A FAMILY FESTIVAL
BY TAYLOR BLEWETT
When you walk through the gates of the Atlin Arts and Music Festival you see a pile of sand parked in the middle of the event grounds. Rain or shine, it’s a playground for hundreds of children who frequent the festival with their parents every year. Atlin has a reputation for family-friendliness that sets it apart from other festivals. Cultivating this atmosphere was a prerogative for its founders from day one.
“We wanted to make sure we had lots of kids activities so it would be a family affair and it certainly is,” said Cindy Merry, a member of the local association that founded the festival in 2003.
As the festival grew over the years, so did the scope of its family programming. This year’s iteration offered two kids camps – vaudeville and rock and roll – as well as an abundance of workshops featuring everything from storytelling to square dancing.
Three months of preparation went into the weekend of children’s activities, according to its coordinator, Rhoda Merkel. Since taking over the position last year, she said the number of activities offered has tripled in size.
“We have figured out that the Atlin music festival has between 500 and 700 children,” Merkel said. “There’s all kinds of different needs, ages, and interests.”

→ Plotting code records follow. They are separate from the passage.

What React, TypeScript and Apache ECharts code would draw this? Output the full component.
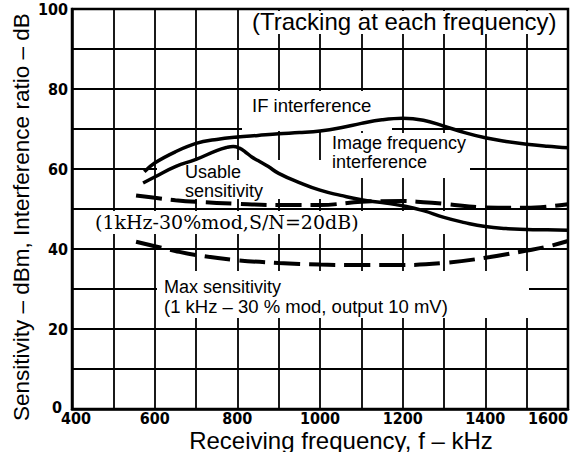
import React, { useEffect, useRef } from "react";
import * as echarts from "echarts";

// IF interference (solid, upper)
const ifFreq = [575, 600, 650, 700, 750, 800, 850, 900, 950, 1000, 1050, 1100, 1150, 1200, 1250, 1300, 1350, 1400, 1450, 1500, 1550, 1600];
const ifVal = [59.3, 61.5, 64.3, 66.4, 67.4, 68.0, 68.4, 68.8, 69.1, 69.5, 70.3, 71.4, 72.3, 72.7, 72.2, 70.7, 69.1, 67.8, 66.9, 66.2, 65.7, 65.3];

// Image frequency interference (solid, lower)
const imgFreq = [572, 600, 650, 700, 750, 775, 790, 805, 820, 835, 850, 875, 900, 950, 1000, 1050, 1100, 1150, 1200, 1250, 1300, 1350, 1400, 1450, 1500, 1550, 1600];
const imgVal = [56.5, 58.0, 60.6, 62.4, 64.6, 65.4, 65.6, 65.2, 64.2, 63.0, 62.1, 60.6, 58.9, 56.6, 54.7, 53.4, 52.3, 51.6, 50.8, 49.6, 47.9, 46.6, 45.6, 45.1, 44.9, 44.8, 44.7];

// Usable sensitivity (dashed, upper)
const usableFreq = [555, 600, 650, 700, 800, 900, 1000, 1100, 1200, 1250, 1300, 1400, 1500, 1600];
const usableVal = [53.4, 52.8, 52.2, 51.8, 51.3, 51.0, 51.0, 51.8, 52.0, 51.7, 51.3, 50.4, 50.3, 51.2];

// Max sensitivity (dashed, lower)
const maxFreq = [555, 600, 650, 700, 800, 900, 1000, 1100, 1200, 1300, 1400, 1500, 1550, 1600];
const maxVal = [41.8, 40.7, 39.5, 38.5, 37.2, 36.5, 36.1, 36.0, 36.0, 36.5, 37.8, 39.6, 40.6, 42.0];

const yAxisTitle = "Sensitivity – dBm, Interference ratio – dB";
const xAxisTitle = "Receiving frequency, f – kHz";
const chartNote = "(Tracking at each frequency)";

const pairs = (xs: number[], ys: number[]) => xs.map((x, i) => [x, ys[i]]);

const tickFont = "'Liberation Sans Narrow', 'DejaVu Sans Condensed', 'Liberation Sans', sans-serif";
const sans = "'Liberation Sans', Arial, sans-serif";

function txt(text: string, x: number, y: number, size: number, family = sans, extra: any = {}) {
  const { align, ...rest } = extra;
  return {
    type: "text",
    x,
    y,
    z: 5,
    ...rest,
    style: {
      text,
      fill: "#000",
      font: `${size}px ${family}`,
      align: align || "left",
      verticalAlign: "middle",
      textAlign: align || "left",
      textVerticalAlign: "middle",
    },
  };
}

function whiteBox(x1: number, y1: number, x2: number, y2: number) {
  return {
    type: "rect",
    z: 1,
    shape: { x: x1, y: y1, width: x2 - x1, height: y2 - y1 },
    style: { fill: "#fff" },
  };
}

export default function App() {
  const ref = useRef<HTMLDivElement>(null);
  useEffect(() => {
    if (!ref.current) return;
    const chart = echarts.init(ref.current, undefined, { renderer: "svg" });
    const solid = { color: "#000", width: 3.5 };
    const dashed = { color: "#000", width: 4, type: [26, 9] as any };
    const tickStyle = {
      fontFamily: tickFont,
      fontWeight: "bold",
      fontSize: 16,
      color: "#000",
    };
    chart.setOption({
      animation: false,
      backgroundColor: "#fff",
      grid: {
        left: 72,
        right: 7,
        top: 9,
        bottom: 43,
        show: true,
        borderColor: "#000",
        borderWidth: 2.5,
      },
      xAxis: {
        type: "value",
        min: 400,
        max: 1600,
        interval: 100,
        axisLine: { show: true, lineStyle: { color: "#000", width: 2.5 } },
        axisTick: { show: false },
        splitLine: { show: true, lineStyle: { color: "#000", width: 1.8 } },
        axisLabel: {
          formatter: (v: number) => (v === 400 ? "{f|400}" : v % 200 === 0 ? String(v) : ""),
          ...tickStyle,
          margin: 1,
          alignMaxLabel: "right",
          rich: { f: { ...tickStyle, padding: [0, 0, 0, 8] } },
        },
      },
      yAxis: {
        type: "value",
        min: 0,
        max: 100,
        interval: 10,
        axisLine: { show: true, lineStyle: { color: "#000", width: 2.5 } },
        axisTick: { show: false },
        splitLine: { show: true, lineStyle: { color: "#000", width: 1.8 } },
        axisLabel: {
          formatter: (v: number) => (v === 0 ? "{z|0}" : v % 20 === 0 ? String(v) : ""),
          ...tickStyle,
          margin: 4,
          rich: { z: { ...tickStyle, padding: [0, 6, 4, 0] } },
        },
      },
      series: [
        { type: "line", data: pairs(ifFreq, ifVal), showSymbol: false, smooth: 0.4, lineStyle: solid, z: 3 },
        { type: "line", data: pairs(imgFreq, imgVal), showSymbol: false, smooth: 0.5, lineStyle: solid, z: 3 },
        { type: "line", data: pairs(usableFreq, usableVal), showSymbol: false, smooth: 0.4, lineStyle: dashed, z: 3 },
        { type: "line", data: pairs(maxFreq, maxVal), showSymbol: false, smooth: 0.4, lineStyle: dashed, z: 3 },
      ],
      graphic: [
        whiteBox(245, 11, 566, 34),
        whiteBox(242, 91, 392, 131),
        whiteBox(328, 133, 470, 178),
        whiteBox(157, 160, 330, 199),
        whiteBox(76, 211, 458, 234),
        whiteBox(157, 271, 529, 318),
        txt(chartNote, 252, 21, 24),
        txt("IF interference", 252, 105, 18.5),
        txt("Image frequency", 332, 143, 18),
        txt("interference", 332, 161.5, 18),
        txt("Usable", 185, 172, 18),
        txt("sensitivity", 185, 190.5, 18),
        txt("(1kHz-30%mod,S/N=20dB)", 95, 222, 19, "'DejaVu Serif', serif"),
        txt("Max sensitivity", 164, 287, 18),
        txt("(1 kHz – 30 % mod, output 10 mV)", 164, 306, 18.5),
        txt(xAxisTitle, 341, 440, 24, sans, { align: "center" }),
        txt(yAxisTitle, 21, 421, 22.5, sans, { rotation: Math.PI / 2 }),
      ],
    });
    return () => chart.dispose();
  }, []);
  return (
    <div
      ref={ref}
      style={{ position: "fixed", left: 0, top: 0, width: 575, height: 452, background: "#fff" }}
    />
  );
}
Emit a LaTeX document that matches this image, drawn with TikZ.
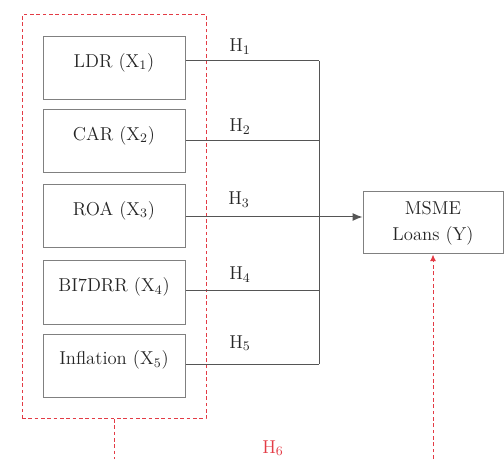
\documentclass[tikz,border=0pt]{standalone}
\usepackage{xcolor}
\usepackage{tikz}
\usetikzlibrary{fit, positioning, arrows.meta}
\definecolor{boxgray}{HTML}{808080}
\definecolor{linegray}{HTML}{555555}
\definecolor{textgray}{HTML}{252525}
\definecolor{hred}{HTML}{E33B45}

\begin{document}
\begin{tikzpicture}[x=0.6pt, y=-0.6pt, font=\fontsize{11.2}{15.6}\selectfont, text=textgray,
  varbox/.style={draw=boxgray, line width=0.6pt, minimum width=85.2pt, minimum height=37.8pt, text height=0.75em, text depth=0.85em, inner sep=0pt},
  ybox/.style={draw=boxgray, line width=0.6pt, minimum width=84pt, minimum height=37.2pt, align=center, inner sep=0pt},
  hlabel/.style={anchor=base, inner sep=0pt},
  link/.style={draw=linegray, line width=0.6pt},
  reddash/.style={draw=hred, line width=0.6pt, dash pattern=on 2.2pt off 1.6pt}]
\useasboundingbox (0,0) rectangle (504,459);
% independent variables
\node[varbox] (ldr) at (114,68) {LDR (X\textsubscript{1})};
\node[varbox] (car) at (114,141) {CAR (X\textsubscript{2})};
\node[varbox] (roa) at (114,216) {ROA (X\textsubscript{3})};
\node[varbox] (bi) at (114,292.5) {BI7DRR (X\textsubscript{4})};
\node[varbox] (infl) at (114,365.5) {Inflation (X\textsubscript{5})};
\node[reddash, fit=(ldr)(infl), inner xsep=12.3pt, inner ysep=12.6pt] (grp) {};
% dependent variable
\node[ybox] (msme) at (433,223) {MSME\\Loans (Y)};
% joining line
\coordinate (b1) at (319,61);
\coordinate (b2) at (319,141);
\coordinate (b3) at (319,217);
\coordinate (b4) at (319,290);
\coordinate (b5) at (319,364);
\draw[link] (ldr.east |- b1) -- (b1);
\draw[link] (car.east |- b2) -- (b2);
\draw[link] (roa.east |- b3) -- (b3);
\draw[link] (bi.east |- b4) -- (b4);
\draw[link] (infl.east |- b5) -- (b5);
\draw[link] (b1) -- (b5);
\draw[link, -{Latex[length=6pt, width=4.8pt]}] (b3) -- (b3 -| msme.west);
\node[hlabel] (h1) at (240,52) {H\textsubscript{1}};
\node[hlabel] (h2) at (240,132) {H\textsubscript{2}};
\node[hlabel] (h3) at (239,205) {H\textsubscript{3}};
\node[hlabel] (h4) at (240,280) {H\textsubscript{4}};
\node[hlabel] (h5) at (240,348) {H\textsubscript{5}};
% simultaneous effect
\coordinate (low) at (273,463);
\draw[reddash, -{Latex[length=4pt, width=3.6pt]}] (grp.south) |- (low) -| (msme.south);
\node[hlabel, text=hred] (h6) at (273,453) {H\textsubscript{6}};
\end{tikzpicture}
\end{document}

The festival’s Family Fun Park is a testament to this. Children crawl and cartwheel from a playground to a fiddle band performance to a face-painting station. Many seem to enjoy an unfamiliar independence. Outside the festival gates, they bike through rows of tents without a parent hovering behind.
“Atlin is small, it’s safe,” said Naomi Crey, a vendor at the festival who brought along her three children. She said that of all the festivals she works, Atlin is the most family-friendly.
Wade Fisher, the corporal in charge of the Atlin RCMP detachment, agreed.
“I’ve been doing this for over 20 years and I’ve worked a lot of festivals where the theme is much less family-oriented,” he said.
Fisher and his family live in Atlin. His children, eight and ten years old, are among the few who populate the community year-round.
While you wouldn’t know it by the strollers and children’s toys strewn across town during festival weekend, Atlin has an older population. The town is home to between 300 and 500 people but its only school has around 30 students from Kindergarten to Grade 12.
“There aren’t a lot of kids here so [the festival] is a great opportunity for my kids to be around other kids and for us to meet other families, ” said local resident and mother of three, Rosie O’Reilly.
Merkel said the annual festival is a good way to expose young families and children to life in Atlin, perhaps leading them to form a connection to the place that will keep them coming back year after year or even prompt a permanent relocation.
“There’s a lot of young people moving to Atlin. The kind of people that can live off the grid, who want to live a self-sustaining lifestyle, and I find a lot of that age group are bringing their kids,” she said.
But even if the festival’s family programming only results in a fun weekend for those participating, Markel said it’s a win for everyone.
“Kids are what matter… If you care about the kids, the parents are happy and it just blossoms.”